## SET TASK
Copy all lines holding the word "script" from the entries.
· · ·
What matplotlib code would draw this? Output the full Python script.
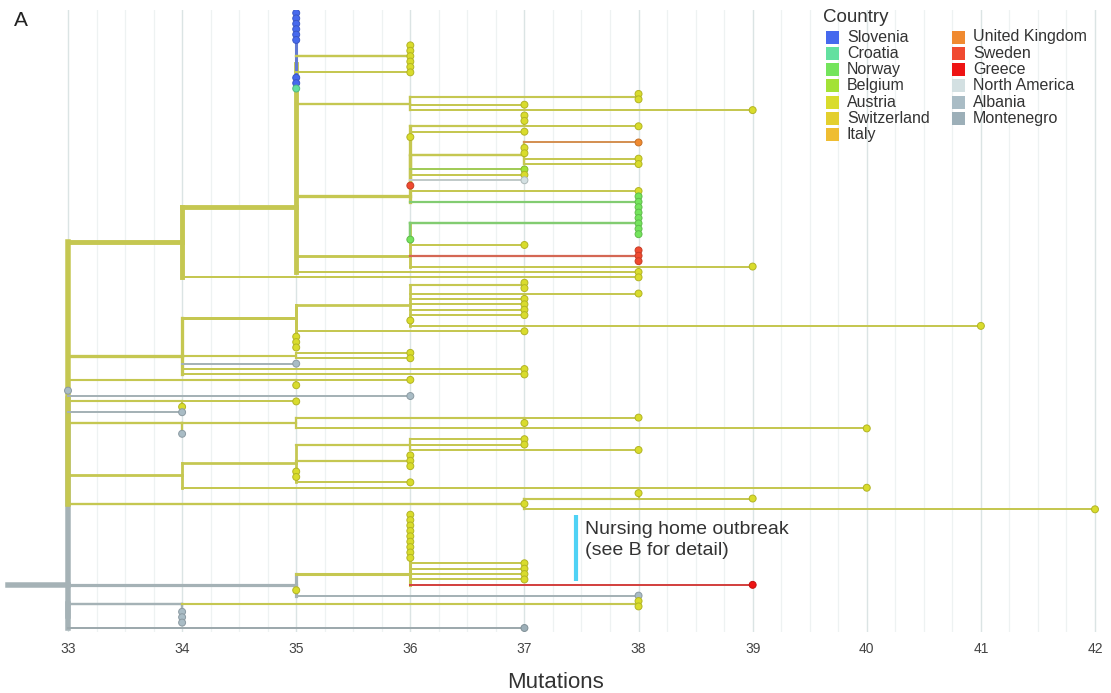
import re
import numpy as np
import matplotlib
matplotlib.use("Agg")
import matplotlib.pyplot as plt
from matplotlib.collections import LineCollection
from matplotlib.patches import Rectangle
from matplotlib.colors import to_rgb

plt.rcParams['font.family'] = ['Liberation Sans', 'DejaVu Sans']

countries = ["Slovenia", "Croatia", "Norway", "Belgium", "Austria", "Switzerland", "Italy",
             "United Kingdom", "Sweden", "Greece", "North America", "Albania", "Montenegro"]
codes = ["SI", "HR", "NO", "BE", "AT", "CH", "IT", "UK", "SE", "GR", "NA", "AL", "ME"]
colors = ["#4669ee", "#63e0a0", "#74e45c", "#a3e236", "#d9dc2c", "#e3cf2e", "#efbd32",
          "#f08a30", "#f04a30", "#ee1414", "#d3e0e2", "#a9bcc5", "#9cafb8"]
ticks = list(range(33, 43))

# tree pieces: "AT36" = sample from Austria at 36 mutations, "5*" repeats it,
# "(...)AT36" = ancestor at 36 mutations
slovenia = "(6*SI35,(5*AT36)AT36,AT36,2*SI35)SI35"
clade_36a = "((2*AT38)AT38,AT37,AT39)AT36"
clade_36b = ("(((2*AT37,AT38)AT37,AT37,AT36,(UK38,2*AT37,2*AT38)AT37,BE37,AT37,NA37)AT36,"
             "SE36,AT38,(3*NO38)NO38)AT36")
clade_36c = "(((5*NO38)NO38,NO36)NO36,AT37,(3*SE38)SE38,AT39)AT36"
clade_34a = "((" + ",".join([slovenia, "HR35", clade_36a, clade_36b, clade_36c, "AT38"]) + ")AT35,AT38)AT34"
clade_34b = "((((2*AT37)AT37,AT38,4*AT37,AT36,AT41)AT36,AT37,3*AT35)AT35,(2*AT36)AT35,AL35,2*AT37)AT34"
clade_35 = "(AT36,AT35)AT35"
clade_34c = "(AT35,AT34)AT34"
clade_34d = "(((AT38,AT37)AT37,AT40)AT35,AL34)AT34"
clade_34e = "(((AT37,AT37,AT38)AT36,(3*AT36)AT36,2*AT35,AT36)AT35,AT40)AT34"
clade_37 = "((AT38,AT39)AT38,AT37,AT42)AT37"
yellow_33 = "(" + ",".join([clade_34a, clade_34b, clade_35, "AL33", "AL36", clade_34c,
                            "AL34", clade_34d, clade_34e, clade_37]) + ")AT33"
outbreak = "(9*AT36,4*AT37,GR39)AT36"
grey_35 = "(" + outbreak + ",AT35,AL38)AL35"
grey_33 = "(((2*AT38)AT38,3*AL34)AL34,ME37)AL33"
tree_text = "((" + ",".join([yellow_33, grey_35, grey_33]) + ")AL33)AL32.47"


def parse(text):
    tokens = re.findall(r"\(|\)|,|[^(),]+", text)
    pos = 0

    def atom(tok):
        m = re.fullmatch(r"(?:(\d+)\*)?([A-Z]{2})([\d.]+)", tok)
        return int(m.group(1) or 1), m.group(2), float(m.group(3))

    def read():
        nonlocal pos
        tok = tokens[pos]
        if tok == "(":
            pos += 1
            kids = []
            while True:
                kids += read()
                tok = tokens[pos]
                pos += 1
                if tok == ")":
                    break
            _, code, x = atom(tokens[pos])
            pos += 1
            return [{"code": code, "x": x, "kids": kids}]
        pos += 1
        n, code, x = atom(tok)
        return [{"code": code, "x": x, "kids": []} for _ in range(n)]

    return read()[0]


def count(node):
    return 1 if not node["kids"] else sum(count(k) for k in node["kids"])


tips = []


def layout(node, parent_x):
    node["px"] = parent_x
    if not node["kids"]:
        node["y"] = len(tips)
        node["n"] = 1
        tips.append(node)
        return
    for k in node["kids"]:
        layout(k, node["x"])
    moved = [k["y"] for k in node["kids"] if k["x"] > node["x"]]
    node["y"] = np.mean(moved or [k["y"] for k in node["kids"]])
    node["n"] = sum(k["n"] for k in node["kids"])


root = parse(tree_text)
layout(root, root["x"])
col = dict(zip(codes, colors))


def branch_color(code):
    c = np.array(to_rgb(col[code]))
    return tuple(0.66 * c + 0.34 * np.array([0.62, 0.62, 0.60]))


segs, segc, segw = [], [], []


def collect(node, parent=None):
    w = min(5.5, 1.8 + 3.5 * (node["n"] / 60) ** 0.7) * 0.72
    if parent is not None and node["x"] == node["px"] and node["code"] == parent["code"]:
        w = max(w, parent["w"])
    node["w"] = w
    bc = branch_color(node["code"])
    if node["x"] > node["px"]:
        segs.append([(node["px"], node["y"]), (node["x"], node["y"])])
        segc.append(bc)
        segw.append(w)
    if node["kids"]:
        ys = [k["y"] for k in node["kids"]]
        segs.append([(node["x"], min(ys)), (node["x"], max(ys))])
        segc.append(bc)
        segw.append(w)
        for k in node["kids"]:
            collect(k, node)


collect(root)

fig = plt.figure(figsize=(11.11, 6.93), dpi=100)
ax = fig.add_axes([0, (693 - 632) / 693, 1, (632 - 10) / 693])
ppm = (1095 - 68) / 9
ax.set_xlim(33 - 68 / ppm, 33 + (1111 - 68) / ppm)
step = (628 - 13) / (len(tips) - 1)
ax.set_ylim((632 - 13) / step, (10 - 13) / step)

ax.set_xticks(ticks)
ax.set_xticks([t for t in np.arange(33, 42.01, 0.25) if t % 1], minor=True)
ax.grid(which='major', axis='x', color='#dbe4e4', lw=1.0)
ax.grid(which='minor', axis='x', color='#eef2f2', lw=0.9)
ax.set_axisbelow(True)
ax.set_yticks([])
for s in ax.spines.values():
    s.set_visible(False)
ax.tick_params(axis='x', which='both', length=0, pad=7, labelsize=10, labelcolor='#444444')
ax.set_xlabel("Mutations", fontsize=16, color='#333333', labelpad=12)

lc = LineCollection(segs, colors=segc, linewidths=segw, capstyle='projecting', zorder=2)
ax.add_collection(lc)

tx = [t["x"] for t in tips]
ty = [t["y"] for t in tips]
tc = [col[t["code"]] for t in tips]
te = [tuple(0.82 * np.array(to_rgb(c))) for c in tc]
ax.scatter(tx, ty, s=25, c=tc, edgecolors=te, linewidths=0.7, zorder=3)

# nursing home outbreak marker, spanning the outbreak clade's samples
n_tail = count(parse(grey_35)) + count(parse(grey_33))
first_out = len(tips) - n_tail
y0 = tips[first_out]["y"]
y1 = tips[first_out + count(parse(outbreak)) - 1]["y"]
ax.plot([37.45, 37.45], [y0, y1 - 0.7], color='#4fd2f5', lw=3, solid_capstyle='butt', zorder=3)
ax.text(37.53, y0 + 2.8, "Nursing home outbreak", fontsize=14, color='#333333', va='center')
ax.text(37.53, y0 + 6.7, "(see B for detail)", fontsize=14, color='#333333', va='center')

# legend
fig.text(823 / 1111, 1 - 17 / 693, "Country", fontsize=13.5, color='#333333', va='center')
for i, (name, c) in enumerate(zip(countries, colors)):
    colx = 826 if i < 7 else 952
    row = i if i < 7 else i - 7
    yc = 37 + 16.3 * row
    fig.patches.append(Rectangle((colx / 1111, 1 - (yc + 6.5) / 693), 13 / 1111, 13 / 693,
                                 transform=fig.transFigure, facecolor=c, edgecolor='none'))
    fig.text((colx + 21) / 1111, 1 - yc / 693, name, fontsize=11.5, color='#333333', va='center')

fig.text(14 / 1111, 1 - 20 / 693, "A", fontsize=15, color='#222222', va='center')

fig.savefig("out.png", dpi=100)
· · ·
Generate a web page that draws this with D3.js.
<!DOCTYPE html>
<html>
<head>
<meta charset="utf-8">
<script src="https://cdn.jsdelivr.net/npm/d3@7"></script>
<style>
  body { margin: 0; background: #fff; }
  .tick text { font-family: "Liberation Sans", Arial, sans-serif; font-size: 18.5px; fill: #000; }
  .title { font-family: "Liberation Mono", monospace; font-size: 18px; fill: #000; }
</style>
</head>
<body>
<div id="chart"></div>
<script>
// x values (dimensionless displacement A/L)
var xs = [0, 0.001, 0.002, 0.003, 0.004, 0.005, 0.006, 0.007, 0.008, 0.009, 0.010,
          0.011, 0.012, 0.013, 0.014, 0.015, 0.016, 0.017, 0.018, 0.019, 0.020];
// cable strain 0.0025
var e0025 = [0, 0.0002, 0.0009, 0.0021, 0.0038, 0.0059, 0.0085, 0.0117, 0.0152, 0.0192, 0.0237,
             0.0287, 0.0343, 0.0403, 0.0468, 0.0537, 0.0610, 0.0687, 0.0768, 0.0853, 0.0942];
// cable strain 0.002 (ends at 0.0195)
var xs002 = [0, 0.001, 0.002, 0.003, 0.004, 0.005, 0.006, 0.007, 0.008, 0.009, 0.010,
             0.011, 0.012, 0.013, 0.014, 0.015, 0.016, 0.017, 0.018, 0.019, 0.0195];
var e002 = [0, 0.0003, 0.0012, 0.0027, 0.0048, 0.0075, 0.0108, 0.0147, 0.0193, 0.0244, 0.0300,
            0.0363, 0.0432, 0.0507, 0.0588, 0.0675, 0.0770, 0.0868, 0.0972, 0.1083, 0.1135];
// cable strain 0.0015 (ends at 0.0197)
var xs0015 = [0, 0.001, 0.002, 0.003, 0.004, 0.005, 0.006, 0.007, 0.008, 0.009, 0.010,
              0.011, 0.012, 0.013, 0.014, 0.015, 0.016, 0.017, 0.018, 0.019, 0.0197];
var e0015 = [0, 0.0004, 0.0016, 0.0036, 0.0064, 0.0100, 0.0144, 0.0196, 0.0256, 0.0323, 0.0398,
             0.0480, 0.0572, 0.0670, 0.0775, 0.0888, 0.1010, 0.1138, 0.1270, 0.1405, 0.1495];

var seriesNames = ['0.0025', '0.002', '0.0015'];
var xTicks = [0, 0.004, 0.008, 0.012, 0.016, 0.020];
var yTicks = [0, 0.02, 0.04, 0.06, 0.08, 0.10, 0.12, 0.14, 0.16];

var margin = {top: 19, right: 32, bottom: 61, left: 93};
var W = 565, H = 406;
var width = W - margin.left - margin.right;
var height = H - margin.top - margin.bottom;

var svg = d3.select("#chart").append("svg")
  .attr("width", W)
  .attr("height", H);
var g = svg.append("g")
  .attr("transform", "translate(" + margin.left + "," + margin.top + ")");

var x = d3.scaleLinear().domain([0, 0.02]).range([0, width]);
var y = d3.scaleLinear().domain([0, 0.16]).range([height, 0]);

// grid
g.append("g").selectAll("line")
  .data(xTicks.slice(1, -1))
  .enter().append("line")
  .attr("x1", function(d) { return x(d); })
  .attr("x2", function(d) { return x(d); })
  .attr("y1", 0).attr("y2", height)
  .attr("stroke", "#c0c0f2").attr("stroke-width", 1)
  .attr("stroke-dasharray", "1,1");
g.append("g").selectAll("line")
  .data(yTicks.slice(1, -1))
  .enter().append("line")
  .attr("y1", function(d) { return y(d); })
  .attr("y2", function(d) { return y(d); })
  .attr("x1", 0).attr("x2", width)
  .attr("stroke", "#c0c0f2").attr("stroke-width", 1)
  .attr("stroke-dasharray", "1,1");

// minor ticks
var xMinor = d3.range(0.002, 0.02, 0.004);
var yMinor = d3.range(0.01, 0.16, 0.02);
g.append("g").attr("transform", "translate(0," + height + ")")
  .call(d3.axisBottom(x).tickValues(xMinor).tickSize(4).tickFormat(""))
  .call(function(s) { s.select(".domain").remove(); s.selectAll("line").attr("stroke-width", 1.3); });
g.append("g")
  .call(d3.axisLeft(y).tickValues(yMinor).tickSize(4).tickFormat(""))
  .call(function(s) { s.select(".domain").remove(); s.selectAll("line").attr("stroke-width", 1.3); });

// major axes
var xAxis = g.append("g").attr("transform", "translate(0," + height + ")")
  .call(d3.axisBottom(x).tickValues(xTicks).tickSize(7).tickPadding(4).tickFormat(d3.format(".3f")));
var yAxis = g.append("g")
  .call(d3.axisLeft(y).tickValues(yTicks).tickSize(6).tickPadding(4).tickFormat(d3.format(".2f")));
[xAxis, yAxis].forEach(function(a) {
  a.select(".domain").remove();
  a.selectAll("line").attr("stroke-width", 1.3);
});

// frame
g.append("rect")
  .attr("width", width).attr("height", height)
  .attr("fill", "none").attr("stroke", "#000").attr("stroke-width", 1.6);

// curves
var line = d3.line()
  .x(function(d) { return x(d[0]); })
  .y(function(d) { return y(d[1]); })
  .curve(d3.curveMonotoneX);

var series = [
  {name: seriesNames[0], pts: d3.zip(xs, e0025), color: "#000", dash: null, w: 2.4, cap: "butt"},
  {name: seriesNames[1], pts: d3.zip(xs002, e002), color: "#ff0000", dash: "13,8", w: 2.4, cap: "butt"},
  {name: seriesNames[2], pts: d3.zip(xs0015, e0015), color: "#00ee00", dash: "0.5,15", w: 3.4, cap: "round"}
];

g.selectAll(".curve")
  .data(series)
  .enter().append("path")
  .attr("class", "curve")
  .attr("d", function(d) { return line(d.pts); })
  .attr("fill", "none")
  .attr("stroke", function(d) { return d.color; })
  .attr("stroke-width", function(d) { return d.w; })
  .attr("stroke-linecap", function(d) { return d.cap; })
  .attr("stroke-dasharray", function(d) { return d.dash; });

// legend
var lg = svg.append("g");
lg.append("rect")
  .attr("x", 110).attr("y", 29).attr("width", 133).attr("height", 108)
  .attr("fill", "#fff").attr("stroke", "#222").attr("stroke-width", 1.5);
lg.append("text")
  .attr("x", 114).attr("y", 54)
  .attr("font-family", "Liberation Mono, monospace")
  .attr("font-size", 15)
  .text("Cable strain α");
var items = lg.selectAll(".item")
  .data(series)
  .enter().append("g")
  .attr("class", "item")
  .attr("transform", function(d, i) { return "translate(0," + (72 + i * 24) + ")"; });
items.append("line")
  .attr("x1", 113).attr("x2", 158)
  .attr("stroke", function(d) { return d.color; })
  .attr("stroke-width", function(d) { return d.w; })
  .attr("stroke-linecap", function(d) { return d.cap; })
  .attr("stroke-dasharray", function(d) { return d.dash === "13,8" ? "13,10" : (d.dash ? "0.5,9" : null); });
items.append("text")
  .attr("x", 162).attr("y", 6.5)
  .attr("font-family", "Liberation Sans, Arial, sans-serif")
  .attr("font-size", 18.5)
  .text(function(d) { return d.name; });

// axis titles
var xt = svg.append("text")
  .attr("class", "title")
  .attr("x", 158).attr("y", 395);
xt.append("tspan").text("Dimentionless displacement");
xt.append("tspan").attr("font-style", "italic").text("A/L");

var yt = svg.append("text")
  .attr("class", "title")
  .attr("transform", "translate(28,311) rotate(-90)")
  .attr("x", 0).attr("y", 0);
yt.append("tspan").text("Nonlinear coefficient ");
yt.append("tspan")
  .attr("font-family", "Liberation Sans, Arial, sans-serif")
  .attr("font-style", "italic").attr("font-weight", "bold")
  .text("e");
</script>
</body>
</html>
· · ·
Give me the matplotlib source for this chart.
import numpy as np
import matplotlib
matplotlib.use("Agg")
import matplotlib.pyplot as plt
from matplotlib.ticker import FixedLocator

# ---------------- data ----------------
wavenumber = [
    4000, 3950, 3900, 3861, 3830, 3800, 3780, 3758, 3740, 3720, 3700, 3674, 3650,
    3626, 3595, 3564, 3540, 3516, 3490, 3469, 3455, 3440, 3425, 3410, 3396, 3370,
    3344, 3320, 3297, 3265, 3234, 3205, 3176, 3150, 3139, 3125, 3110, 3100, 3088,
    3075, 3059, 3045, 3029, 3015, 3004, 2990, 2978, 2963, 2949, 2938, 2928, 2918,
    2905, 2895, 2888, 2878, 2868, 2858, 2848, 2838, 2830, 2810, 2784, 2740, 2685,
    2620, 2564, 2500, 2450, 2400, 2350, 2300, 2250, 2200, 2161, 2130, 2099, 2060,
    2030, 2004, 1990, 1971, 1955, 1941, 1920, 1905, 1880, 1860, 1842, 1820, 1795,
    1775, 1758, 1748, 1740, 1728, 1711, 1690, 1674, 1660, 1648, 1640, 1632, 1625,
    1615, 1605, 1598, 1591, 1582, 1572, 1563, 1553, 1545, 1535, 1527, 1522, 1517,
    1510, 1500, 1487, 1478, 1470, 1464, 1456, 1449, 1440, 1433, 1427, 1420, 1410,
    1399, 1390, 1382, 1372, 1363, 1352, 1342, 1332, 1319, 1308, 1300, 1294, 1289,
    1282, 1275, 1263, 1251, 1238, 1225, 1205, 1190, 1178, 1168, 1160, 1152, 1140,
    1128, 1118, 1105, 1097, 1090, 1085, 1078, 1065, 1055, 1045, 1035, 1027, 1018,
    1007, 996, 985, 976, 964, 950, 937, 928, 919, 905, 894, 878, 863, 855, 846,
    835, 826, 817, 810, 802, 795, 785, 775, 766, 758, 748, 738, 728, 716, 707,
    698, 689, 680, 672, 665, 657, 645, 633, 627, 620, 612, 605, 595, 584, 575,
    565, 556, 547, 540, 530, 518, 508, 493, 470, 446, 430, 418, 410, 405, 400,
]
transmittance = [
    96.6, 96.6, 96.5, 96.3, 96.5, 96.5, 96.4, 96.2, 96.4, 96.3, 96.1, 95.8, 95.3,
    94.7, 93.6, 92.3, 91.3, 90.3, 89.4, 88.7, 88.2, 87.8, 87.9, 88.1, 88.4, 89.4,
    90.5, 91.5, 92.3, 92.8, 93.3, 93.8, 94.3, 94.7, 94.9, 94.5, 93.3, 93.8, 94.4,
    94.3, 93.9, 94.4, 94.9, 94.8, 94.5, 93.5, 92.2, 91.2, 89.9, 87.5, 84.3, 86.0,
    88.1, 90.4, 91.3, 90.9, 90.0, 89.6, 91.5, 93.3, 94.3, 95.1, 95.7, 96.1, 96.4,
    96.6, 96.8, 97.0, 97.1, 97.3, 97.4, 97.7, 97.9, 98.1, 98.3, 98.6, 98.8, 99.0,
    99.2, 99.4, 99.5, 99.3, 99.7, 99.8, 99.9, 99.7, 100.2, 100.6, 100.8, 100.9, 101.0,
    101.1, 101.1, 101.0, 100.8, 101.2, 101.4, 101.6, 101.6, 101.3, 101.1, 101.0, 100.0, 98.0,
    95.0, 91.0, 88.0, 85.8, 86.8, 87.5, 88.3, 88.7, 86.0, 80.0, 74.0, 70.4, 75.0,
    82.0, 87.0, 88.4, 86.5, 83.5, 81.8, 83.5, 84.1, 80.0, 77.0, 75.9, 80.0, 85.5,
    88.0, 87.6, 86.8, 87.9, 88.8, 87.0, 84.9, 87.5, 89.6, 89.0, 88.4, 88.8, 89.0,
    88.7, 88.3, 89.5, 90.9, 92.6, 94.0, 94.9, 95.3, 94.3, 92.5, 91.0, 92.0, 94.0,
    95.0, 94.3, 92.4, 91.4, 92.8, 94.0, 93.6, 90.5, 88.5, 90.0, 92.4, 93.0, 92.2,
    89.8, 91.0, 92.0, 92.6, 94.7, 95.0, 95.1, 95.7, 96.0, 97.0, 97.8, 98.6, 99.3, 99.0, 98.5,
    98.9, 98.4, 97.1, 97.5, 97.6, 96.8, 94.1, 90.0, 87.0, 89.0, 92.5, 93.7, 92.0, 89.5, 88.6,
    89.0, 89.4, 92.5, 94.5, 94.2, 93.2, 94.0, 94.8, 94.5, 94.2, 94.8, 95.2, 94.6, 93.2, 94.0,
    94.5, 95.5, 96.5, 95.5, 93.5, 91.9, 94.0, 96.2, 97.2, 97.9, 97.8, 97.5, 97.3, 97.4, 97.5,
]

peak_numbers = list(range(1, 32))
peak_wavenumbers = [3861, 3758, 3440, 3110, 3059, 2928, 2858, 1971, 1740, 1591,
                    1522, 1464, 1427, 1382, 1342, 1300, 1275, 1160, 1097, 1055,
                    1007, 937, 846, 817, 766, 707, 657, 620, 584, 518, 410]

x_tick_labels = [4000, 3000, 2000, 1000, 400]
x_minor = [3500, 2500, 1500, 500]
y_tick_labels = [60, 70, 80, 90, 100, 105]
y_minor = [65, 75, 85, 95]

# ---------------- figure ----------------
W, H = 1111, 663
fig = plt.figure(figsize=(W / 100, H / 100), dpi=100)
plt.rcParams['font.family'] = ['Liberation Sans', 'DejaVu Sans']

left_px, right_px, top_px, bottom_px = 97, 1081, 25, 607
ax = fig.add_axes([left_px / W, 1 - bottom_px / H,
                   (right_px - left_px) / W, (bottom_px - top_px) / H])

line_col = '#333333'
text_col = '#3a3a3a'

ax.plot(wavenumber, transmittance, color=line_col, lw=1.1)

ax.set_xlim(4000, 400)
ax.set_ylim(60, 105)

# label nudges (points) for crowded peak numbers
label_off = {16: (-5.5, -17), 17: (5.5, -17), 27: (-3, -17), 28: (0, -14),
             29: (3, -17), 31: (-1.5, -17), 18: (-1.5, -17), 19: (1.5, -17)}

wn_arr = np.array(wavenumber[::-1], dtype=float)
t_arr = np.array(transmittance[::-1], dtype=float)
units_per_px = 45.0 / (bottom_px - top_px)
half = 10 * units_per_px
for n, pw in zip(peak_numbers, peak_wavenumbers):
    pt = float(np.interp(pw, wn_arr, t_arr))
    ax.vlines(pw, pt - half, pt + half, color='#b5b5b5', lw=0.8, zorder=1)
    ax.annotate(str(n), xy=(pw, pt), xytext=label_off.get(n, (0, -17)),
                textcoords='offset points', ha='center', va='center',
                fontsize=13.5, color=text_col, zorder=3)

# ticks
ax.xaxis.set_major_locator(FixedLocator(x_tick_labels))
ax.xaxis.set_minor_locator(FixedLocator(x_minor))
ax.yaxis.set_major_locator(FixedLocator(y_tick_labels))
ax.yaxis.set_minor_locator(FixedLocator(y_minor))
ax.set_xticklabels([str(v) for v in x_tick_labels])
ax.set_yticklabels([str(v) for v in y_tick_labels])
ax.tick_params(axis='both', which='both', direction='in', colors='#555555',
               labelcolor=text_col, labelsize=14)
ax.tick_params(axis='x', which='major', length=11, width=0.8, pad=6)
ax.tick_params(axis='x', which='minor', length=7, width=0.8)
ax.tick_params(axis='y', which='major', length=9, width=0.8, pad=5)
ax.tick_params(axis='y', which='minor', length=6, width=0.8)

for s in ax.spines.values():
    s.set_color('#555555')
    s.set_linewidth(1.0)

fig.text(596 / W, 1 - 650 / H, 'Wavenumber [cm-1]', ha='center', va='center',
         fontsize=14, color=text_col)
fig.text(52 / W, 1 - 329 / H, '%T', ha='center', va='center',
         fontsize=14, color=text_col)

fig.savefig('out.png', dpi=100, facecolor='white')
· · ·
## EXERCISE SOLUTION
What matplotlib code would draw this? Output the full Python script.
<script src="https://cdn.jsdelivr.net/npm/d3@7"></script>
<script>
</script>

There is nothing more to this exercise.